[Start]

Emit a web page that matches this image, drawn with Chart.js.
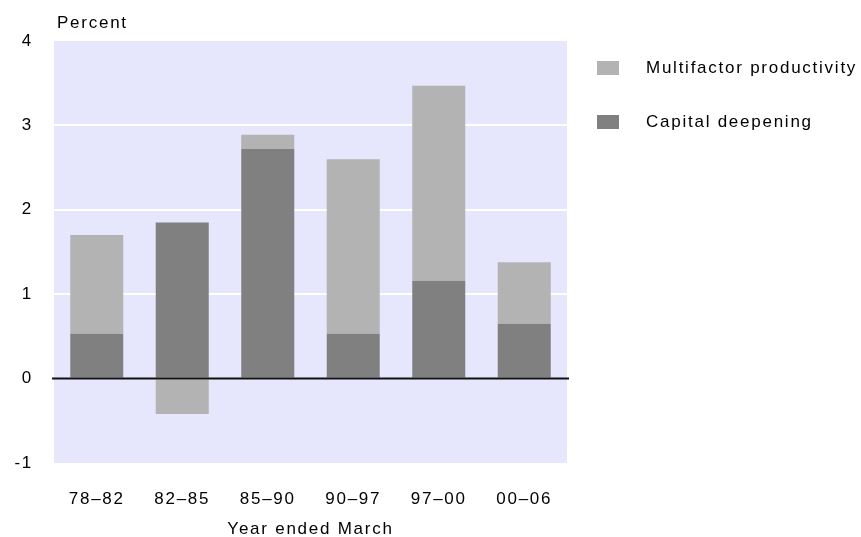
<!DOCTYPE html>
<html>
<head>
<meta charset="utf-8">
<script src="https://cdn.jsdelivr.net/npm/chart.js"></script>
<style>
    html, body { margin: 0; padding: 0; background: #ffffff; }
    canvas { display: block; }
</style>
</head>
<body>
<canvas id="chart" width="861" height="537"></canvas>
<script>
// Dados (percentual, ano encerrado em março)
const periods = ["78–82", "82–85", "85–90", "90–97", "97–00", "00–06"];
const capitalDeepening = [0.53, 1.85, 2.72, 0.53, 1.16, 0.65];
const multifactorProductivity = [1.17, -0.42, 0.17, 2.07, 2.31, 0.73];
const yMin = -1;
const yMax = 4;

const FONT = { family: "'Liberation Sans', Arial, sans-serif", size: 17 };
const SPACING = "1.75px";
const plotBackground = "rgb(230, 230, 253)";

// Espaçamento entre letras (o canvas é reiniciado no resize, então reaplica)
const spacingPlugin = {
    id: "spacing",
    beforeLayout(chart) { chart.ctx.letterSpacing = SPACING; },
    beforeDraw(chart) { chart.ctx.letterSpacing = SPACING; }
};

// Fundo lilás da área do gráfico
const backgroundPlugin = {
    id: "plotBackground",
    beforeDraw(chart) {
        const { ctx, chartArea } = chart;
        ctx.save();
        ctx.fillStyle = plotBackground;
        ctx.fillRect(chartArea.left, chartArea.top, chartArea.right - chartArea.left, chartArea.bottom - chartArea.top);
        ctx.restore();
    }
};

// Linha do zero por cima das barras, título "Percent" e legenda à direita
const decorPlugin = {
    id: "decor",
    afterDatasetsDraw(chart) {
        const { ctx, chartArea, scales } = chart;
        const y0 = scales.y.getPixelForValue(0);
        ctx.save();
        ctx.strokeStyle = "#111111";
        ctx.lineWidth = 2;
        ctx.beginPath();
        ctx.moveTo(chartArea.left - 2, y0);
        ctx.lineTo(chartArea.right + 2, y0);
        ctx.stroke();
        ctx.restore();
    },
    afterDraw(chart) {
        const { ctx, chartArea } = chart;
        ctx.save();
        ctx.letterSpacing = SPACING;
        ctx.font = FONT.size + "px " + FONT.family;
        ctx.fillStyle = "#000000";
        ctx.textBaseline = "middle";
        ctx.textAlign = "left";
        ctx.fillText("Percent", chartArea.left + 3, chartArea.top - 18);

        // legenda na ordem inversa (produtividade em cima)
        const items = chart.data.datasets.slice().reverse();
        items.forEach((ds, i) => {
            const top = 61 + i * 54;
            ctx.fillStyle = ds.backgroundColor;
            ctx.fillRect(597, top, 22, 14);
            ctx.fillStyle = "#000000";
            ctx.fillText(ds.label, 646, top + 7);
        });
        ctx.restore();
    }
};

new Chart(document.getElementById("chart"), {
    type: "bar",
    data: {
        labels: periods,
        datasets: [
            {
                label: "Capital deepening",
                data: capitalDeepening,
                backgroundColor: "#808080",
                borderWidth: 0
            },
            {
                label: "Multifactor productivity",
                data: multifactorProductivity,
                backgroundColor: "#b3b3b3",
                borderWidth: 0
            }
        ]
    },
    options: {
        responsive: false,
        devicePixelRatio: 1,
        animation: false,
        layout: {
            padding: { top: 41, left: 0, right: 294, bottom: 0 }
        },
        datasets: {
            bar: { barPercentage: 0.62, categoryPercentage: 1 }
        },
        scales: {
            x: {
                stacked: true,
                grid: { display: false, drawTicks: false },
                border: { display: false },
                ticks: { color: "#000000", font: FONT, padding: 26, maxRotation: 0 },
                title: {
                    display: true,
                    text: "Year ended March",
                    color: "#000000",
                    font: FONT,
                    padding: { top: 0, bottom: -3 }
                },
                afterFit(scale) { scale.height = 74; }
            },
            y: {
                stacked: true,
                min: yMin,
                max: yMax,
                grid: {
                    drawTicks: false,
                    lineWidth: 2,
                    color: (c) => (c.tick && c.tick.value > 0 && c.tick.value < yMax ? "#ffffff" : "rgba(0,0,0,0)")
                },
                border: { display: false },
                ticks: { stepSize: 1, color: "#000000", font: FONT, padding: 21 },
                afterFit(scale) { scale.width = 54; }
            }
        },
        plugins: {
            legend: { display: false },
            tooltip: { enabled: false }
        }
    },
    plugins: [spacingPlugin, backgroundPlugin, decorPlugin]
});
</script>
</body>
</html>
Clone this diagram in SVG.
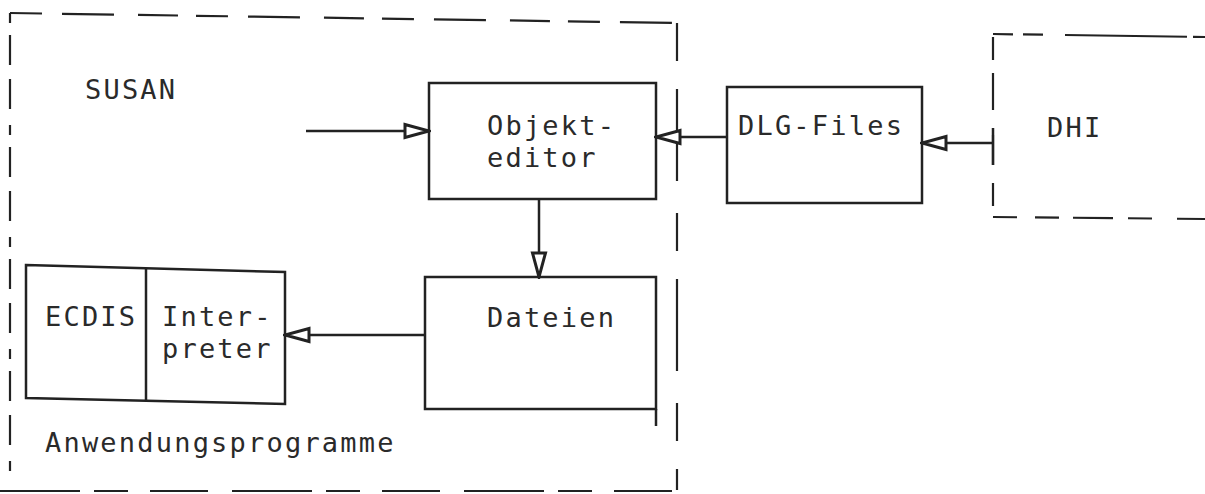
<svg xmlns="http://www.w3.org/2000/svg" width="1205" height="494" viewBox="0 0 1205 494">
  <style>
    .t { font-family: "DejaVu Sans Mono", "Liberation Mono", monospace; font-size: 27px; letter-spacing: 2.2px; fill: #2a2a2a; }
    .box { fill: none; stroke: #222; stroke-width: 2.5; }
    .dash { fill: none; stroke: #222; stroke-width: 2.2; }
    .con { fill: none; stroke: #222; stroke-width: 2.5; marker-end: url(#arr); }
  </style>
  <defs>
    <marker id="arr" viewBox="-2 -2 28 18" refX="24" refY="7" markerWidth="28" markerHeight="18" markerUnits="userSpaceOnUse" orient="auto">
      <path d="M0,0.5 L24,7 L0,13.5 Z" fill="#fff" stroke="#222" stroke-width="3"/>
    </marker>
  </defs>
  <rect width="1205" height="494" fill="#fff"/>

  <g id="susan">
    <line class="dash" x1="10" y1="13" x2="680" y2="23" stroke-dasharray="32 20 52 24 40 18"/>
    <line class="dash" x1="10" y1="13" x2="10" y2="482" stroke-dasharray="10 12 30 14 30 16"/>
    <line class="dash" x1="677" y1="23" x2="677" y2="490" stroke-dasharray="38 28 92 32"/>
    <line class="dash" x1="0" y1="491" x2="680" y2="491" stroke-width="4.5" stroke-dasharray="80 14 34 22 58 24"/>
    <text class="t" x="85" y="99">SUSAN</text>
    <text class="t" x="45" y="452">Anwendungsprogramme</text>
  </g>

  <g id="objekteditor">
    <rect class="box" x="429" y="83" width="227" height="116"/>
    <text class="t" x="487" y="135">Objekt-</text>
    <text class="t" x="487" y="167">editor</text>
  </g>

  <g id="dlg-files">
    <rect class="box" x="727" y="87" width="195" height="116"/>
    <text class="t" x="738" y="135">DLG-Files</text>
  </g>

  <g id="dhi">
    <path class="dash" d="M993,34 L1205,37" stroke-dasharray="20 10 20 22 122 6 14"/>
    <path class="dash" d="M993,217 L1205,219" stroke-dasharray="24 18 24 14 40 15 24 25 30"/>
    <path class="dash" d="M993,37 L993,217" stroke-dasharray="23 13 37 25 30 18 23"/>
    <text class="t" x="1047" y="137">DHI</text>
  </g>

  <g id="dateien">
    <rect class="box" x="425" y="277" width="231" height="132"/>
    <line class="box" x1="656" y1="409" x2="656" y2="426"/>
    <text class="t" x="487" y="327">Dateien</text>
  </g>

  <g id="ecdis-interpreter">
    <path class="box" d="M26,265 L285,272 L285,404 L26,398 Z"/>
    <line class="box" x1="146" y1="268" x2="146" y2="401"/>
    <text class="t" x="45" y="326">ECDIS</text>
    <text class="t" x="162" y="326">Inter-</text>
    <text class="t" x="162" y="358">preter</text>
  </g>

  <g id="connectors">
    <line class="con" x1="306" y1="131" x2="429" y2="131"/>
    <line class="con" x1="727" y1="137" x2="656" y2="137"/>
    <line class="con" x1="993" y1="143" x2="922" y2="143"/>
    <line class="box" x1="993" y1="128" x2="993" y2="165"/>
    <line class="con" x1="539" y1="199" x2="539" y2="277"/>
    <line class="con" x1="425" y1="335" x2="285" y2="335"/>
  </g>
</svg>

[End]

Instructions to follow:
Write out the records above once more, word for word, with no pictures.

Exercise solution:
Emit a web page that matches this image, drawn with Chart.js.
<!DOCTYPE html>
<html>
<head>
<meta charset="utf-8">
<script src="https://cdn.jsdelivr.net/npm/chart.js"></script>
<style>
    html, body { margin: 0; padding: 0; background: #ffffff; }
    canvas { display: block; }
</style>
</head>
<body>
<canvas id="chart" width="861" height="537"></canvas>
<script>
// Dados (percentual, ano encerrado em março)
const periods = ["78–82", "82–85", "85–90", "90–97", "97–00", "00–06"];
const capitalDeepening = [0.53, 1.85, 2.72, 0.53, 1.16, 0.65];
const multifactorProductivity = [1.17, -0.42, 0.17, 2.07, 2.31, 0.73];
const yMin = -1;
const yMax = 4;

const FONT = { family: "'Liberation Sans', Arial, sans-serif", size: 17 };
const SPACING = "1.75px";
const plotBackground = "rgb(230, 230, 253)";

// Espaçamento entre letras (o canvas é reiniciado no resize, então reaplica)
const spacingPlugin = {
    id: "spacing",
    beforeLayout(chart) { chart.ctx.letterSpacing = SPACING; },
    beforeDraw(chart) { chart.ctx.letterSpacing = SPACING; }
};

// Fundo lilás da área do gráfico
const backgroundPlugin = {
    id: "plotBackground",
    beforeDraw(chart) {
        const { ctx, chartArea } = chart;
        ctx.save();
        ctx.fillStyle = plotBackground;
        ctx.fillRect(chartArea.left, chartArea.top, chartArea.right - chartArea.left, chartArea.bottom - chartArea.top);
        ctx.restore();
    }
};

// Linha do zero por cima das barras, título "Percent" e legenda à direita
const decorPlugin = {
    id: "decor",
    afterDatasetsDraw(chart) {
        const { ctx, chartArea, scales } = chart;
        const y0 = scales.y.getPixelForValue(0);
        ctx.save();
        ctx.strokeStyle = "#111111";
        ctx.lineWidth = 2;
        ctx.beginPath();
        ctx.moveTo(chartArea.left - 2, y0);
        ctx.lineTo(chartArea.right + 2, y0);
        ctx.stroke();
        ctx.restore();
    },
    afterDraw(chart) {
        const { ctx, chartArea } = chart;
        ctx.save();
        ctx.letterSpacing = SPACING;
        ctx.font = FONT.size + "px " + FONT.family;
        ctx.fillStyle = "#000000";
        ctx.textBaseline = "middle";
        ctx.textAlign = "left";
        ctx.fillText("Percent", chartArea.left + 3, chartArea.top - 18);

        // legenda na ordem inversa (produtividade em cima)
        const items = chart.data.datasets.slice().reverse();
        items.forEach((ds, i) => {
            const top = 61 + i * 54;
            ctx.fillStyle = ds.backgroundColor;
            ctx.fillRect(597, top, 22, 14);
            ctx.fillStyle = "#000000";
            ctx.fillText(ds.label, 646, top + 7);
        });
        ctx.restore();
    }
};

new Chart(document.getElementById("chart"), {
    type: "bar",
    data: {
        labels: periods,
        datasets: [
            {
                label: "Capital deepening",
                data: capitalDeepening,
                backgroundColor: "#808080",
                borderWidth: 0
            },
            {
                label: "Multifactor productivity",
                data: multifactorProductivity,
                backgroundColor: "#b3b3b3",
                borderWidth: 0
            }
        ]
    },
    options: {
        responsive: false,
        devicePixelRatio: 1,
        animation: false,
        layout: {
            padding: { top: 41, left: 0, right: 294, bottom: 0 }
        },
        datasets: {
            bar: { barPercentage: 0.62, categoryPercentage: 1 }
        },
        scales: {
            x: {
                stacked: true,
                grid: { display: false, drawTicks: false },
                border: { display: false },
                ticks: { color: "#000000", font: FONT, padding: 26, maxRotation: 0 },
                title: {
                    display: true,
                    text: "Year ended March",
                    color: "#000000",
                    font: FONT,
                    padding: { top: 0, bottom: -3 }
                },
                afterFit(scale) { scale.height = 74; }
            },
            y: {
                stacked: true,
                min: yMin,
                max: yMax,
                grid: {
                    drawTicks: false,
                    lineWidth: 2,
                    color: (c) => (c.tick && c.tick.value > 0 && c.tick.value < yMax ? "#ffffff" : "rgba(0,0,0,0)")
                },
                border: { display: false },
                ticks: { stepSize: 1, color: "#000000", font: FONT, padding: 21 },
                afterFit(scale) { scale.width = 54; }
            }
        },
        plugins: {
            legend: { display: false },
            tooltip: { enabled: false }
        }
    },
    plugins: [spacingPlugin, backgroundPlugin, decorPlugin]
});
</script>
</body>
</html>
Clone this diagram in SVG.
<svg xmlns="http://www.w3.org/2000/svg" width="1205" height="494" viewBox="0 0 1205 494">
  <style>
    .t { font-family: "DejaVu Sans Mono", "Liberation Mono", monospace; font-size: 27px; letter-spacing: 2.2px; fill: #2a2a2a; }
    .box { fill: none; stroke: #222; stroke-width: 2.5; }
    .dash { fill: none; stroke: #222; stroke-width: 2.2; }
    .con { fill: none; stroke: #222; stroke-width: 2.5; marker-end: url(#arr); }
  </style>
  <defs>
    <marker id="arr" viewBox="-2 -2 28 18" refX="24" refY="7" markerWidth="28" markerHeight="18" markerUnits="userSpaceOnUse" orient="auto">
      <path d="M0,0.5 L24,7 L0,13.5 Z" fill="#fff" stroke="#222" stroke-width="3"/>
    </marker>
  </defs>
  <rect width="1205" height="494" fill="#fff"/>

  <g id="susan">
    <line class="dash" x1="10" y1="13" x2="680" y2="23" stroke-dasharray="32 20 52 24 40 18"/>
    <line class="dash" x1="10" y1="13" x2="10" y2="482" stroke-dasharray="10 12 30 14 30 16"/>
    <line class="dash" x1="677" y1="23" x2="677" y2="490" stroke-dasharray="38 28 92 32"/>
    <line class="dash" x1="0" y1="491" x2="680" y2="491" stroke-width="4.5" stroke-dasharray="80 14 34 22 58 24"/>
    <text class="t" x="85" y="99">SUSAN</text>
    <text class="t" x="45" y="452">Anwendungsprogramme</text>
  </g>

  <g id="objekteditor">
    <rect class="box" x="429" y="83" width="227" height="116"/>
    <text class="t" x="487" y="135">Objekt-</text>
    <text class="t" x="487" y="167">editor</text>
  </g>

  <g id="dlg-files">
    <rect class="box" x="727" y="87" width="195" height="116"/>
    <text class="t" x="738" y="135">DLG-Files</text>
  </g>

  <g id="dhi">
    <path class="dash" d="M993,34 L1205,37" stroke-dasharray="20 10 20 22 122 6 14"/>
    <path class="dash" d="M993,217 L1205,219" stroke-dasharray="24 18 24 14 40 15 24 25 30"/>
    <path class="dash" d="M993,37 L993,217" stroke-dasharray="23 13 37 25 30 18 23"/>
    <text class="t" x="1047" y="137">DHI</text>
  </g>

  <g id="dateien">
    <rect class="box" x="425" y="277" width="231" height="132"/>
    <line class="box" x1="656" y1="409" x2="656" y2="426"/>
    <text class="t" x="487" y="327">Dateien</text>
  </g>

  <g id="ecdis-interpreter">
    <path class="box" d="M26,265 L285,272 L285,404 L26,398 Z"/>
    <line class="box" x1="146" y1="268" x2="146" y2="401"/>
    <text class="t" x="45" y="326">ECDIS</text>
    <text class="t" x="162" y="326">Inter-</text>
    <text class="t" x="162" y="358">preter</text>
  </g>

  <g id="connectors">
    <line class="con" x1="306" y1="131" x2="429" y2="131"/>
    <line class="con" x1="727" y1="137" x2="656" y2="137"/>
    <line class="con" x1="993" y1="143" x2="922" y2="143"/>
    <line class="box" x1="993" y1="128" x2="993" y2="165"/>
    <line class="con" x1="539" y1="199" x2="539" y2="277"/>
    <line class="con" x1="425" y1="335" x2="285" y2="335"/>
  </g>
</svg>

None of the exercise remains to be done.